Who killed John Edward Garner, found floating in the Caribbean?
Norwegian Heidi Hukkelaas is 'person of interest' as St Vincent police investigate Briton's death
IT WAS a scene straight out of a Hollywood thriller: the body of an Englishman is found floating in the Caribbean Sea, 15 miles off the island of St Vincent, close by his burning yacht. He has severe lacerations to the face and legs. There is no other sign of human life.
The woman who found him on Wednesday this week, Kay Wilson, owner of a watersports company on the island, went to the scene after seeing smoke on the horizon and deciding to investigate.
"There was a lot of debris in the water," she said, which she felt pointed to there having been an explosion. He was "free-floating" in the water, close by a still burning life raft.
By the time the police arrived, the 49ft ocean-going Asante, registered in Gibraltar, had sunk beneath the waves. But officers were able to recover a waterproof grab-bag containing the man's passport and personal documents identifying him as John Edward Garner, 53.
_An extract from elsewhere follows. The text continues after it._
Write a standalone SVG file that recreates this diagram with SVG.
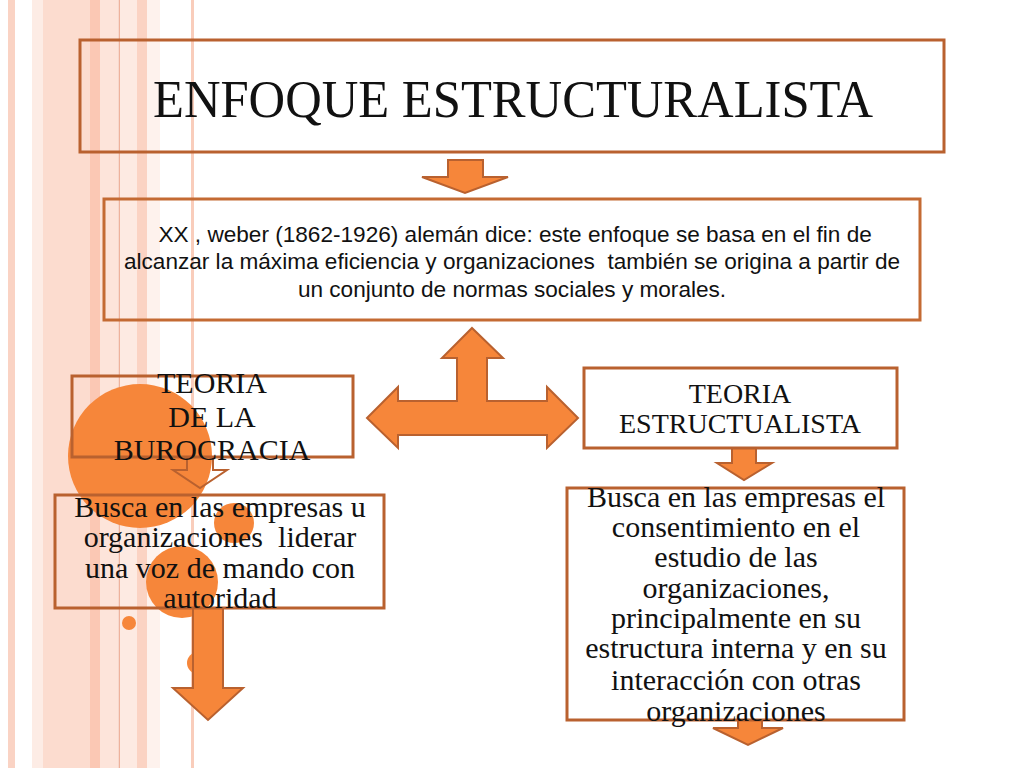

At which point the mystery deepened – because Garner was holidaying with his Norwegian wife/partner (the exact nature of their relationship is not yet clear) called Heidi Hukkelaas. According to the Jamaica Observer, they had arrived from Norway by air on 19 January and had papers allowing them to stay until 19 April.
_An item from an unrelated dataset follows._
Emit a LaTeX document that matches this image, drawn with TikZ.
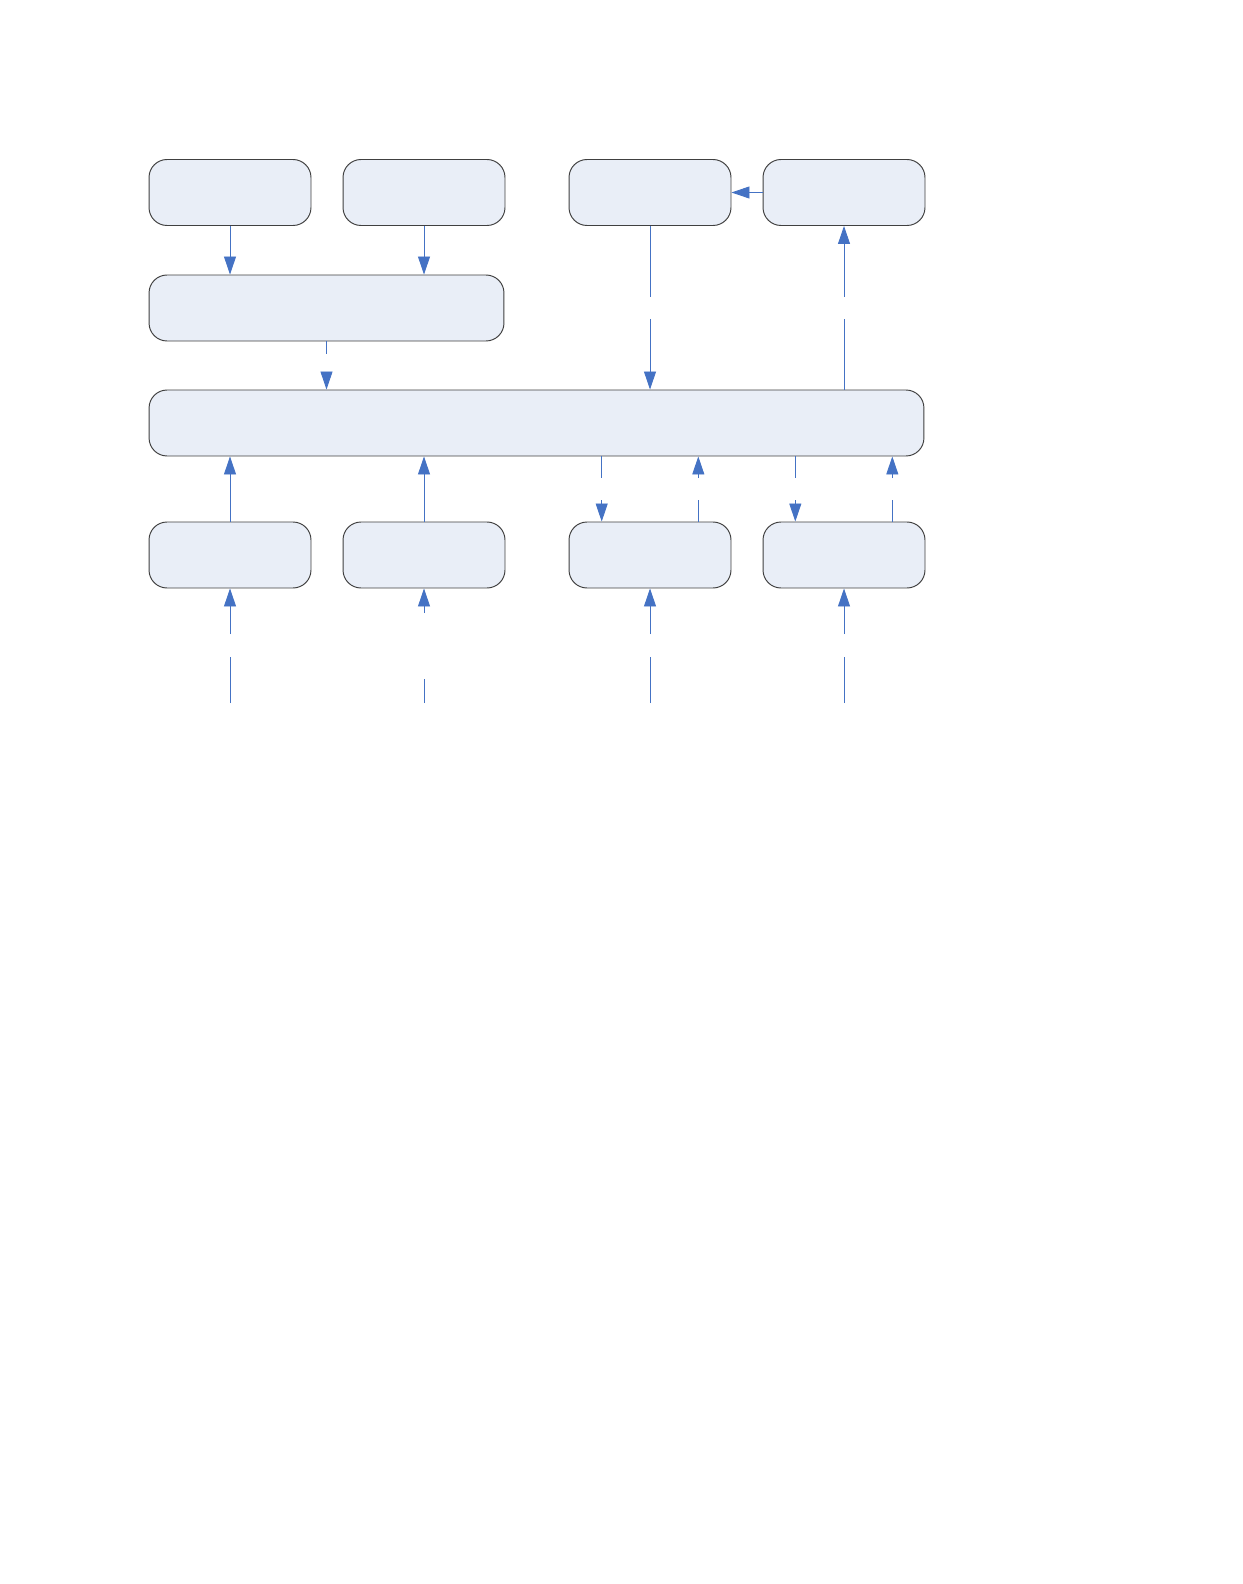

Where is Miss Hukkelaas? It's a mystery. Friends of the couple have told police that she left St Vincent on Monday to return home to look after her children. Apparently, she normally left first at the end of the couple's Caribbean holidays.
But there is no record of her leaving the island by air or sea.
So the question is – picking up the Hollywood movie theme – was this a crime? Is it perhaps a version of Dead Calm, in which the young Nicole Kidman and Sam Neill are attacked by a spooky Billy Zane, who creeps aboard their yacht, intent on slaughter?
Or was it an accident? Like Open Water, the one where Daniel Travis and Blanchard Ryan play the couple accidentally left behind by a diving party, forced to fight for their lives in shark-infested waters? After watching her husband die, she chooses to drown herself rather than go the same way.
St Vincent's police chief, Michael Charles, is clear – he suspects foul play. And until he can establish the whereabouts of Garner's partner, she is a suspect.
"Miss Hukkelaas is a person of interest and as with every murder investigation we have to look at everyone and everything and will leave no stones unturned," the Daily Mail quotes him as saying.
If Garner is the victim of theft and/or murder by a stranger, then there is a recent precedent.
It is just two months since another Englishman, 62-year-old retired management consultant Roger Pratt, was murdered when thieves attacked his yacht, moored off the island of St Lucia, 50 miles north of St Vincent. Four men are charged with killing Pratt and injuring his wife Margaret and await trial.
But friends of Garner have told the press that he was a former physical trainer of British special forces – a man who could look after himself.
Garner's daughter, Elisabeth Wilson,approached by the Mail, believes there may be an innocent explanation. "It was lunchtime," she said. "I think he may have gone to the galley to make himself something to eat and the lacerations on his face and legs lead me to believe he was bending over a gas canister.
"If someone had killed him on board, he wouldn't have been able to try and deploy his life raft."
Until Ms Hukkelaas is found, the speculation will continue.